What is the reason of using HBase?

HBase is used because it provides random read and write operations and it can perform a number of operation per second on a large data sets.

Define the difference between hive and HBase?

HBase is used to support record level operations but hive does not support record level operations.

Define column families?

It is a collection of columns whereas row is a collection of column families.

What is decorating Filters?

It is useful to modify, or extend, the behavior of a filter to gain additional control over the returned data.

Define MapReduce.

MapReduce as a process was designed to solve the problem of processing in excess of terabytes of data in a scalable way.

Referred as the core of Hadoop, MapReduce is a programming framework to process large sets of data or big data across thousands of servers in a Hadoop Cluster. The concept of MapReduce is similar to the cluster scale-out data processing systems. The term MapReduce refers to two important processes of Hadoop program operates.

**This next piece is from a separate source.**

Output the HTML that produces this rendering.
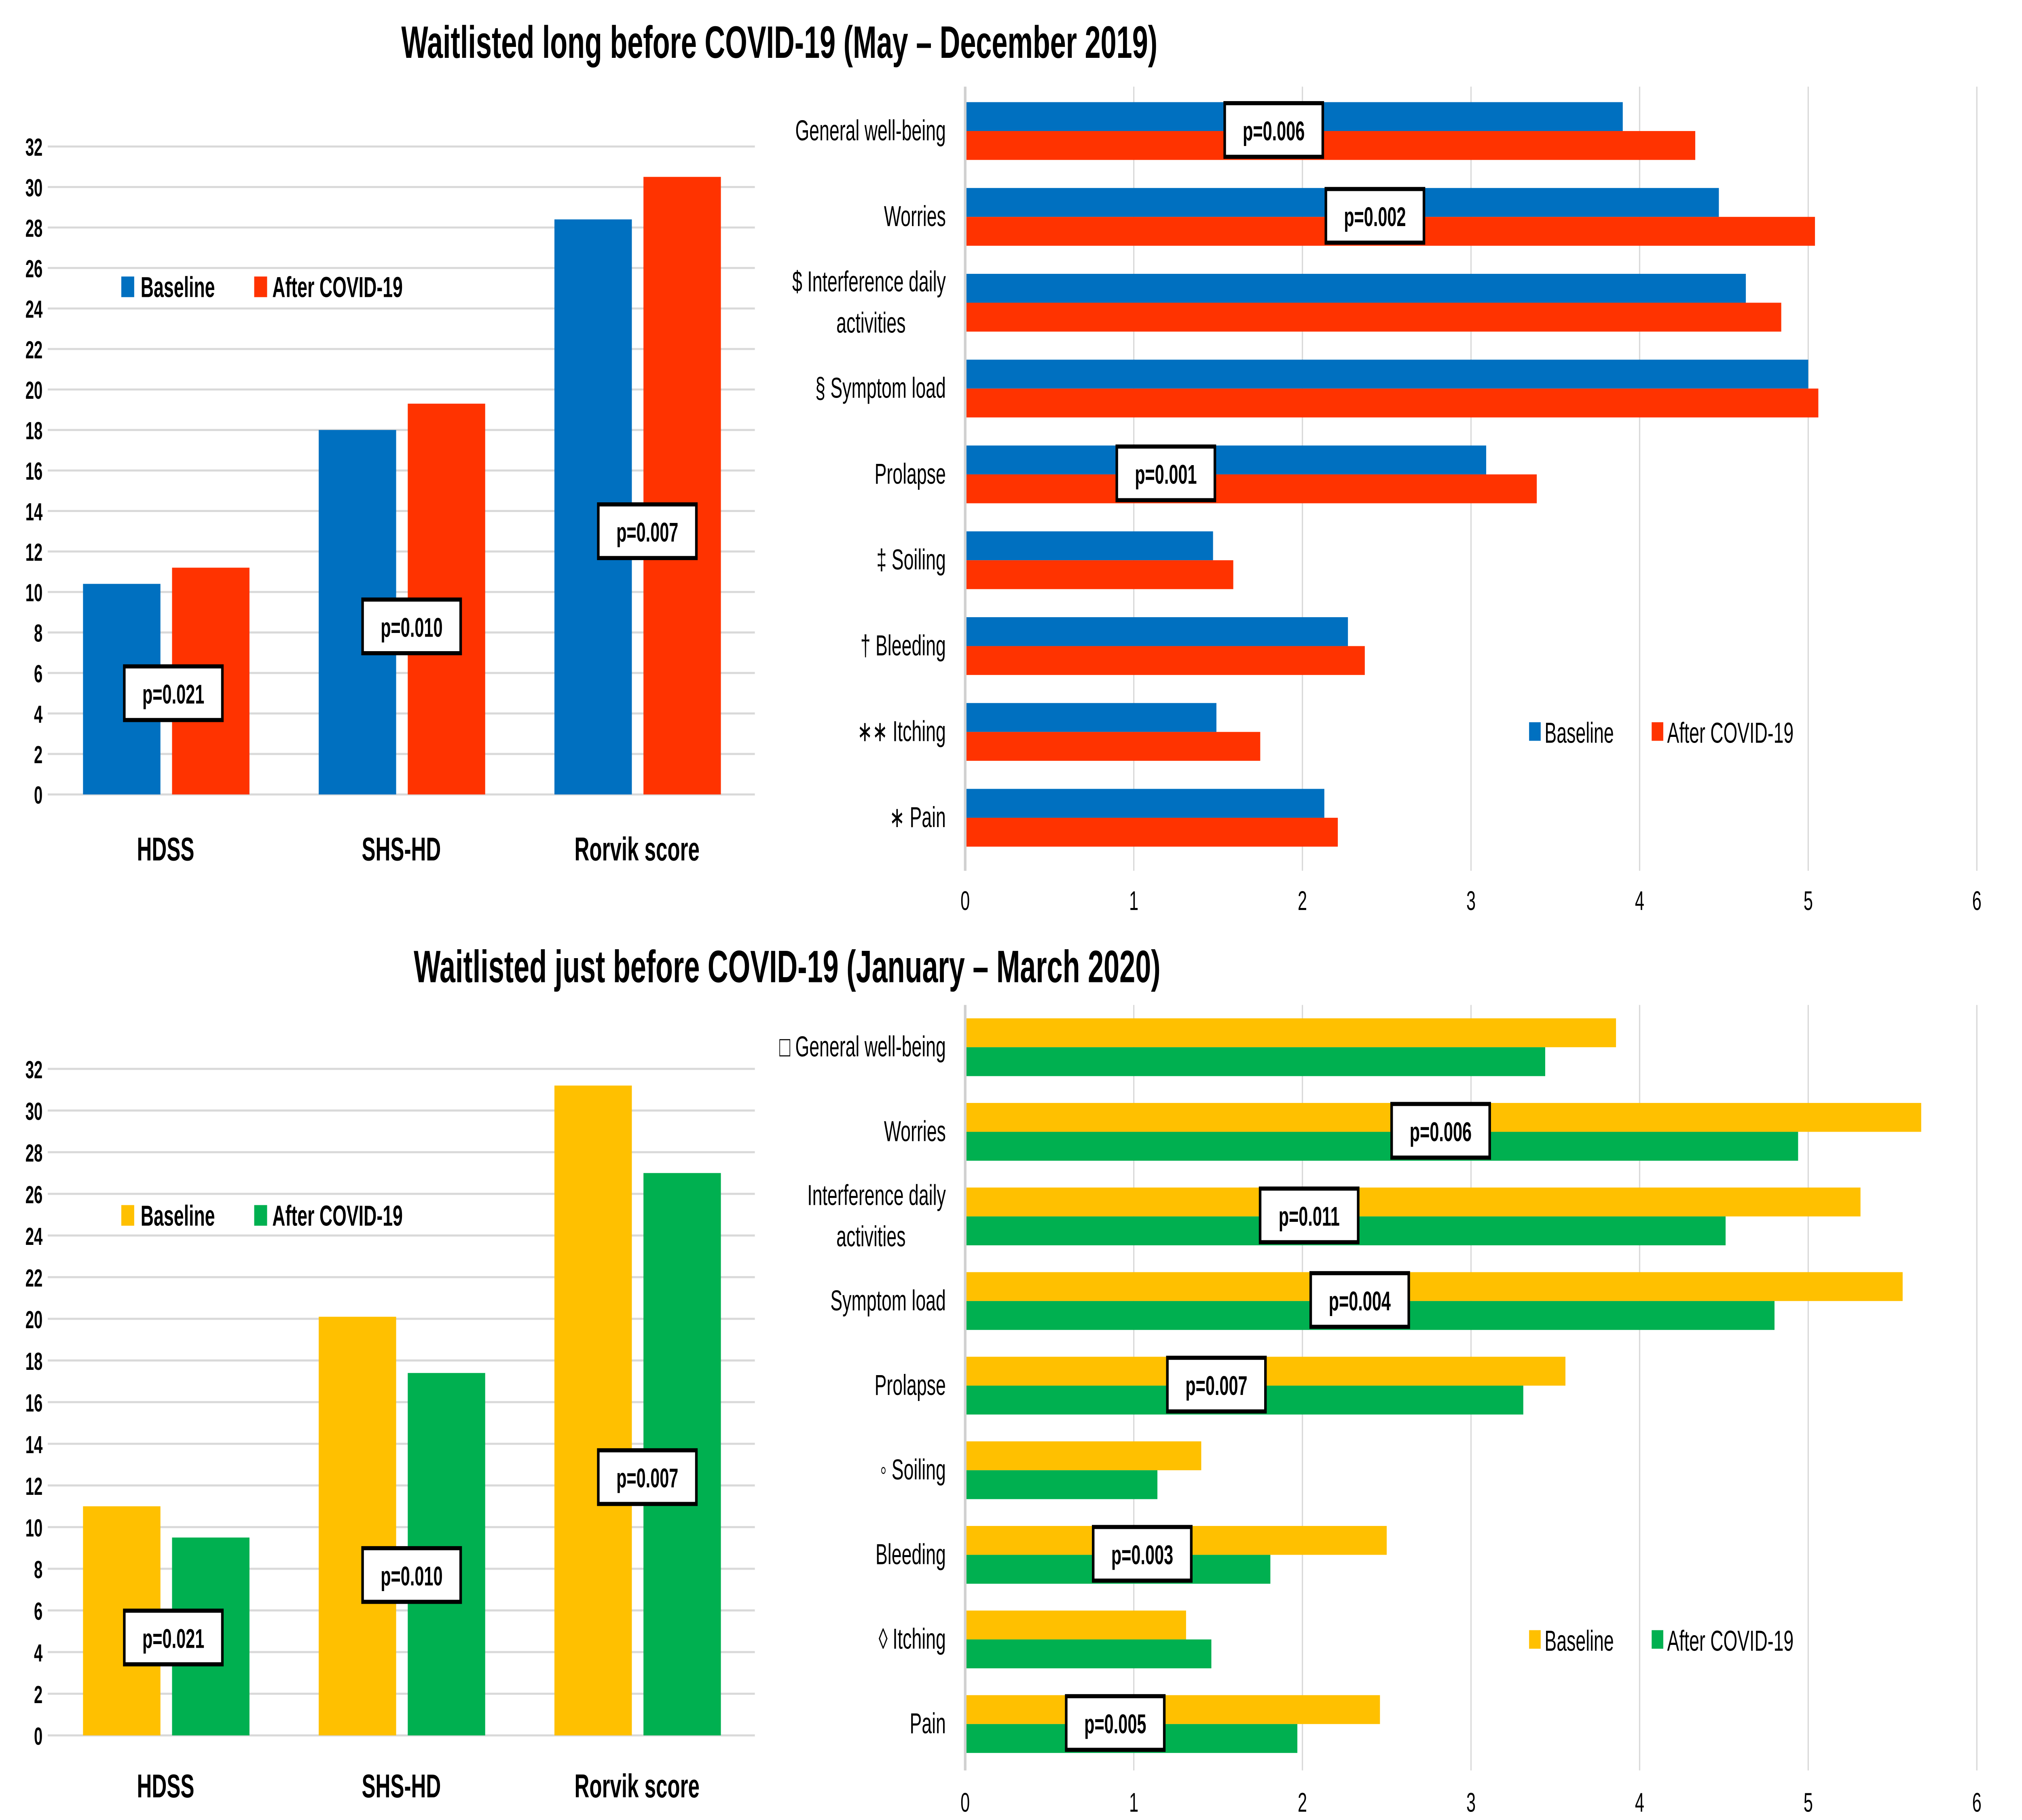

First is the map() job, which converts a set of data into another breaking down individual elements into key/value pairs (tuples). Then comes reduce() job into play, wherein the output from the map, i.e. the tuples serve as the input and are combined into smaller set of tuples. As the name suggests, the map job every time occurs before the reduce one.

Illustrate a simple example of the working of MapReduce.

Let’s take a simple example to understand the functioning of MapReduce. However, in real-time projects and applications, this is going to be elaborate and complex as the data we deal with Hadoop and MapReduce is extensive and massive.

Assume you have five files and each file consists of two key/value pairs as in two columns in each file – a city name and its temperature recorded. Here, name of city is the key and the temperature is value.

San Francisco, 22
Los Angeles, 15
Vancouver, 30
London, 25
Los Angeles, 16
Vancouver, 28
London,12

It is important to note that each file may consist of the data for same city multiple times. Now, out of this data, we need to calculate the maximum temperature for each city across these five files. As explained, the MapReduce framework will divide it into five map tasks and each map task will perform data functions on one of the five files and returns maxim temperature for each city.

(San Francisco, 22)(Los Angeles, 16)(Vancouver, 30)(London, 25)
Similarly each mapper performs it for the other four files and produce intermediate results, for instance like below.

(San Francisco, 32)(Los Angeles, 2)(Vancouver, 8)(London, 27)
(San Francisco, 29)(Los Angeles, 19)(Vancouver, 28)(London, 12)
(San Francisco, 18)(Los Angeles, 24)(Vancouver, 36)(London, 10)
(San Francisco, 30)(Los Angeles, 11)(Vancouver, 12)(London, 5)

These tasks are then passed to the reduce job, where the input from all files are combined to output a single value. The final results here would be:

(San Francisco, 32)(Los Angeles, 24)(Vancouver, 36)(London, 27)

These calculations are perform instantly and are extremely efficient to calculate outputs on a large dataset.

What is Shuffling and Sorting in MapReduce?

Shuffling and Sorting are two major processes operating simultaneously during the working of mapper and reducer.

The process of transferring data from Mapper to reducer is Shuffling. It is a mandatory operation for reducers to proceed their jobs further as the shuffling process serves as input for the reduce tasks.

In MapReduce, the output key-value pairs between the map and reduce phases (after the mapper) are automatically sorted before moving to the Reducer. This feature is helpful in programs where you need sorting at some stages. It also saves the programmer’s overall time.

What is Partitioner and its usage?

Partitioner is yet another important phase that controls the partitioning of the intermediate map-reduce output keys using a hash function. The process of partitioning determines in what reducer, a key-value pair (of the map output) is sent. The number of partitions is equal to the total number of reduce jobs for the process.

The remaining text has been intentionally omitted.